China's rapidly developing large passenger aircraft manufacturing system is of great significance to the growth of the civil aviation industry and the entire Chinese manufacturing industry. Notably, foreign companies are now participating in China's large passenger aircraft manufacturing system by supplying customized components, marking a significant shift from the past when the Chinese manufacturing sector primarily catered to the needs of foreign producers.

China needs cooperation with the rest of the world, while foreign companies need market, which is one of China's advantages. As China's manufacturing strength rises, there will be an increasing need for foreign companies to serve customized local demand, rather than simply providing products. Only those who are integrated into the Chinese manufacturing system and can contribute to China's manufacturing upgrading can achieve the maximization of interests. In the case of the C919, the parts supplied by foreign companies are all customized based on the design requirements of the C919.

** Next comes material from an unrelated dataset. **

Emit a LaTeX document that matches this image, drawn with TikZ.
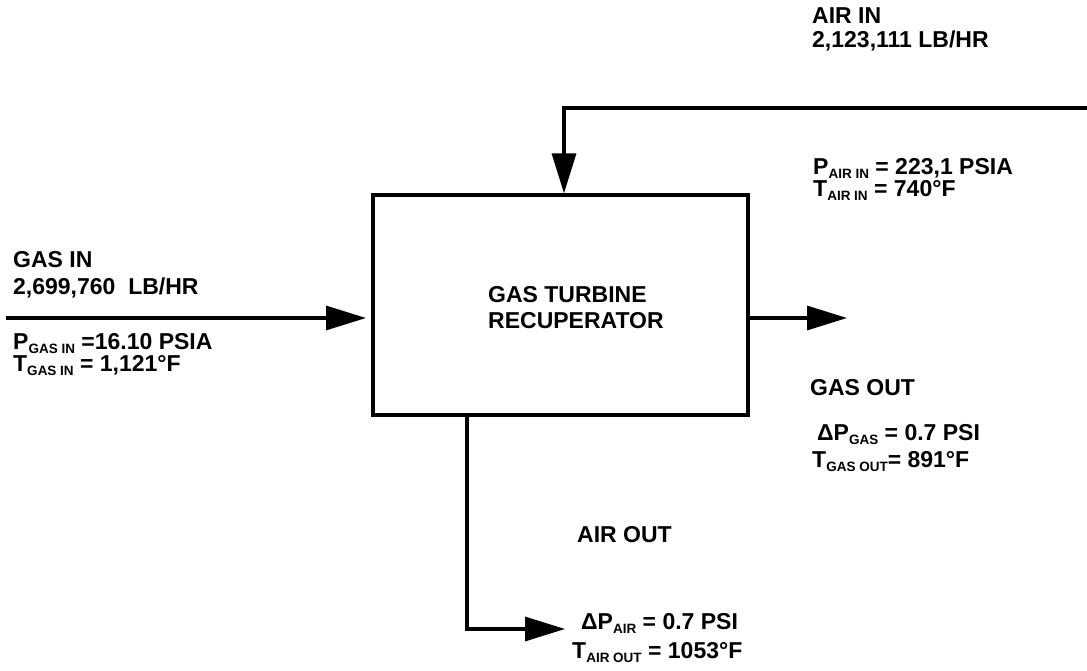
\documentclass[tikz,border=0pt]{standalone}
\usepackage{fontspec}
\setmainfont{Liberation Sans}
\usetikzlibrary{arrows.meta}
\newcommand\lsub[1]{\raisebox{-4pt}{\fontsize{13.5}{14}\selectfont #1}}
\begin{document}
\begin{tikzpicture}[x=1pt,y=-1pt,
  txt/.style={anchor=base west,inner sep=0pt,font=\fontsize{23}{26}\selectfont\bfseries},
  pipe/.style={line width=3.2pt},
  flow/.style={pipe,-{Triangle[length=40pt,width=24pt]}},
  unit/.style={draw,line width=3.2pt,inner sep=0pt,minimum width=375pt,minimum height=220pt}]
\useasboundingbox (0,0) rectangle (1087,671);
% unit
\node[unit] (box) at (560.5,305) {};
\node[txt] (l1) at (488,302) {GAS TURBINE};
\node[txt] (l2) at (488,328) {RECUPERATOR};
% air in
\coordinate (airsrc) at (1087,108);
\coordinate (airbend) at (564,108);
\draw[flow] (airsrc) -- (airbend) -- (airbend |- box.north);
\node[txt] (airin) at (812,24) {AIR IN};
\node[txt] (airflow) at (812,48) {2,123,111 LB/HR};
\node[txt] (pairin) at (813,175) {P\lsub{AIR IN} = 223,1 PSIA};
\node[txt] (tairin) at (813,197) {T\lsub{AIR IN} = 740°F};
% gas in
\coordinate (gassrc) at (6,318);
\coordinate (gasend) at (366,318);
\draw[flow] (gassrc) -- (gasend);
\node[txt] (gasin) at (13,268) {GAS IN};
\node[txt] (gasflow) at (13,294) {2,699,760\ \ LB/HR};
\node[txt] (pgasin) at (13,349) {P\lsub{GAS IN} =16.10 PSIA};
\node[txt] (tgasin) at (13,371) {T\lsub{GAS IN} = 1,121°F};
% gas out
\coordinate (gasout) at (847,318);
\draw[flow] (box.east |- gasout) -- (gasout);
\node[txt] (gasoutl) at (810,395) {GAS OUT};
\node[txt] (dpgas) at (817,440) {ΔP\lsub{GAS} = 0.7 PSI};
\node[txt] (tgasout) at (812,467) {T\lsub{GAS OUT}= 891°F};
% air out
\coordinate (airobend) at (467,629);
\coordinate (airoend) at (565,629);
\draw[flow] (airobend |- box.south) -- (airobend) -- (airoend);
\node[txt] (airoutl) at (577,542) {AIR OUT};
\node[txt] (dpair) at (581,629) {ΔP\lsub{AIR} = 0.7 PSI};
\node[txt] (tairout) at (572,658) {T\lsub{AIR OUT} = 1053°F};
\end{tikzpicture}
\end{document}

In addition, there may be concerns that imported components for China's aircraft manufacturing could be cut off by certain countries, similar to what has occurred in the semiconductor supply chains. If some in the West aim to disrupt a mutually beneficial cooperation and partnership between industries, it will only limit their businesses' opportunities to enter the Chinese system and generate profits.

But just as the chip ban won't stop China from conducting independent research and innovation to break technological containment, any cutoff won't prevent China from developing its own high-end manufacturing system and promoting self-made products to the world, such as the high-speed rail.